SURİYE ÇIKMAZI (Kar ve Çöl)

Savaşlarda, ordular ne kadar iyi eğitilmiş askerden oluşursa oluşsun; silah, araç ve gereçlerle ne kadar donatılırsa donatılsın; kurmay subayları ne kadar strateji ve taktik bilirlerse bilsinler, bunların yanı sıra, derinlik ve zamanlama da bilmek gerektiğini tarih bize göstermektedir.
“Yenile yenile bir gün yenmeyi de öğrenirim” diyen Rus Çarı I. Petro, defalarca yenildiği İsveç Kralı Demirbaş Şarl’ı 27 Haziran 1709 tarihinde, Rusya topraklarının iç kısımlarına çekerek Poltova Savaşı’nda yenmiştir…
7 Eylül 1812 tarihinde Rusya Seferini yapan Napolyon, Çar Aleksandr’ın ordularını ününe katarak, Rusya içlerine kadar ilerledi. Ancak Moskova’da kar ve soğuk iklime yenildi. Bu yenilgi, Napolyon’a çok pahalıya mal oldu…
22 Haziran 1941 yılında Hitler, Rusya’ya yönelik Barbarossa Harekâtını başlattı. Rusya içlerinde başarılı ilerlemeler yapan Hitler, Stalingrad’ı kuşattı. Kasım 1942 yılında kar ve soğuk Alman ordularını mahvetti. Bu Harekât, Hitlerin sonu oldu…
Birinci Dünya Savaşı’nda Almanlar, Rusya ile yaptıkları savaşta Doğu Cephesini rahatlatmak ve Rus yönetiminde bulunan Türkleri Rusya’ya karşı ayaklandırmak için “Panturanizm”; İngiltere’nin Hindistan ve Yeni Zelanda’daki sömürgeleriyle ilişkilerini kesmek ve buralardaki Müslümanları İngiltere’ye karşı ayaklandırmak için de “Panislamizm” ideolojilerini ortaya attı ve körükledi.

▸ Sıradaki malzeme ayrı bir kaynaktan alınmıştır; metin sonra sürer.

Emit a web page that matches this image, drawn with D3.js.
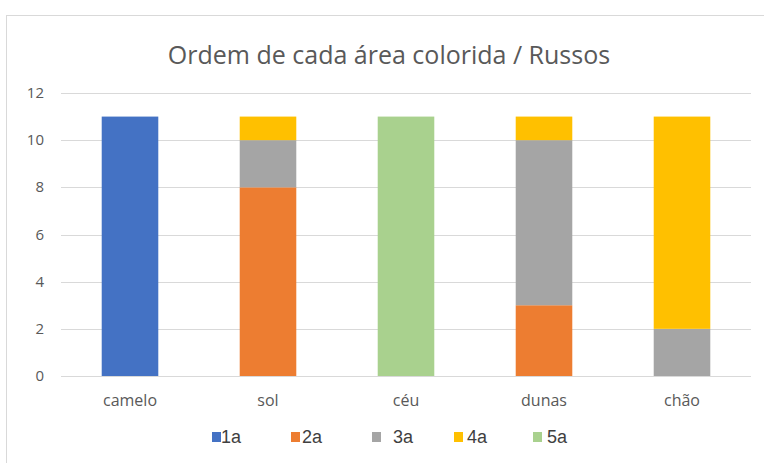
<!DOCTYPE html>
<html lang="pt">
<head>
<meta charset="UTF-8">
<script src="https://cdnjs.cloudflare.com/ajax/libs/d3/7.8.5/d3.min.js"></script>
<style>
    body { margin: 0; background: #fff; }
    text { font-family: "Open Sans", "Noto Sans", sans-serif; fill: #595959; }
    .legend text { font-family: "Liberation Sans", Arial, sans-serif; fill: #404040; }
</style>
</head>
<body>
<svg id="chart" width="764" height="463"></svg>
<script>
    var categories = ["camelo", "sol", "céu", "dunas", "chão"];
    var seriesNames = ["1a", "2a", "3a", "4a", "5a"];
    var colors = ["#4472c4", "#ed7d31", "#a5a5a5", "#ffc000", "#a9d18e"];
    var s1a = [11, 0, 0, 0, 0];
    var s2a = [0, 8, 0, 3, 0];
    var s3a = [0, 2, 0, 7, 2];
    var s4a = [0, 1, 0, 1, 9];
    var s5a = [0, 0, 11, 0, 0];
    var yTicks = [0, 2, 4, 6, 8, 10, 12];

    var rows = categories.map(function (c, i) {
        return {cat: c, "1a": s1a[i], "2a": s2a[i], "3a": s3a[i], "4a": s4a[i], "5a": s5a[i]};
    });

    var svg = d3.select("#chart");

    // chart frame (only top and left edges show in the screenshot)
    svg.append("line").attr("x1", 6).attr("x2", 764).attr("y1", 15.5).attr("y2", 15.5)
        .attr("stroke", "#d9d9d9");
    svg.append("line").attr("x1", 6.5).attr("x2", 6.5).attr("y1", 15).attr("y2", 463)
        .attr("stroke", "#d9d9d9");

    var x = d3.scaleBand().domain(categories).range([61, 751]).paddingInner(0.59).paddingOuter(0.295);
    var y = d3.scaleLinear().domain([0, 12]).range([376, 93]);

    svg.append("text").attr("x", 389).attr("y", 64).attr("text-anchor", "middle")
        .style("font-size", "25px").text("Ordem de cada área colorida / Russos");

    // grid
    svg.append("g").selectAll("line").data(yTicks).join("line")
        .attr("x1", 61).attr("x2", 751)
        .attr("y1", function (d) { return Math.round(y(d)) + 0.5; })
        .attr("y2", function (d) { return Math.round(y(d)) + 0.5; })
        .attr("stroke", "#d9d9d9");

    svg.append("g").selectAll("text").data(yTicks).join("text")
        .attr("x", 44).attr("y", function (d) { return y(d) + 5; })
        .attr("text-anchor", "end").style("font-size", "15px")
        .text(function (d) { return d; });

    var stack = d3.stack().keys(seriesNames);
    var layers = stack(rows);

    svg.append("g").selectAll("g").data(layers).join("g")
        .attr("fill", function (d, i) { return colors[i]; })
        .selectAll("rect").data(function (d) { return d; }).join("rect")
        .attr("x", function (d) { return x(d.data.cat); })
        .attr("width", x.bandwidth())
        .attr("y", function (d) { return y(d[1]); })
        .attr("height", function (d) { return y(d[0]) - y(d[1]); });

    svg.append("g").selectAll("text").data(categories).join("text")
        .attr("x", function (d) { return x(d) + x.bandwidth() / 2; })
        .attr("y", 406).attr("text-anchor", "middle").style("font-size", "16px")
        .text(function (d) { return d; });

    // legend
    var legendX = [212, 291, 372, 454, 533];
    var legendTextX = [221, 302, 393, 467, 547];
    var leg = svg.append("g").attr("class", "legend").selectAll("g").data(seriesNames).join("g");
    leg.append("rect").attr("x", function (d, i) { return legendX[i]; })
        .attr("y", 432).attr("width", 9).attr("height", 10)
        .attr("fill", function (d, i) { return colors[i]; });
    leg.append("text").attr("x", function (d, i) { return legendTextX[i]; })
        .attr("y", 443).style("font-size", "18px")
        .text(function (d) { return d; });
</script>
</body>
</html>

Sonuçta: Osmanlı Devleti, Birinci Dünya Savaşı’nda Sarıkamış ve Kanal Harekâtlarını başlattı…
22 Aralık 1914 tarihinde Enver Paşa, Turan için Sarıkamış Harekâtını başlattı. Ne yazık ki, binlerce asker, kar ve soğuk nedeniyle Allahuekber Dağlarında can vermek durumunda kaldı…
Üzerinde Bahriye Nazırlığı kalmak üzere 4. Ordu Komutanlığına getirilen Cemal Paşa, I. Dünya Savaşı’nda İslam için İngilizlerin işgalinde bulunan Mısır’daki Süveyş Kanalı’na Sina Çölünü 16 bin kişilik bir orduyla geçerek, Kanal Harekâtını başlattı. Ancak 3 Şubat 1915 yılında I. Kanal Harekatında yenildi…
23 Ağustos 2016 yılında Suriye’nin Kuzeyine yönelik başlatılan Fırat Kalkanı Harekâtı sürmektedir.
“Asker-Millet” felsefesi ile yoğrulan ve tarihi şanlı zaferlerle dolu olan ordumuzun gücüne, kurmaylarımızın strateji ve taktik yeteneklerine inanıyor ve güveniyorum. Ancak bu Sarıkamış ve Kanal Harekâtlarının; derinlik vermek, kar ve çöl gibi iklim koşullarının ağırlığında yapılmalarının başarısızlıkla sonuçlandıklarını tarih bize göstermiştir.
Bu nedenle Güney Sınırlarımızda ve Suriye’nin Kuzeyinde bir Güvenlik Hattı’nın gerçekleştirilmesi, ülke güvenliğimiz açısından son derece önemli bir durumdur.
Ayrıca oluşturulan bu güvenli bölgenin, Uçuşa Yasak Bölge ilan edilmesi de gerekir inancındayım.
Ne var ki; Rakka ve Musul gibi Suriye ve Irak topraklarının derinliklerine gidilmesi durumunda, çöl koşullarının yaratacağı olumsuzluklarla karşı karşıya kalınması endişesini taşımaktayım.
Son günlerde, Rakka ve Musul Harekatları sıkça dile getirilmektedir. Olası bir Rakka ve Musul’a yapılacak harekatlar sırasında lojistik ve yardım alma açılarından hem derinlik hem de çöl koşullarında umarım bir Suriye çıkmazı ile karşı karşıya kalınmaz!
Yine umarım, ülke güvenliğimiz için uygulamakta olduğumuz “Yurtta Barış Dünya da Barış” stratejisinden bir sapma yapılmaz.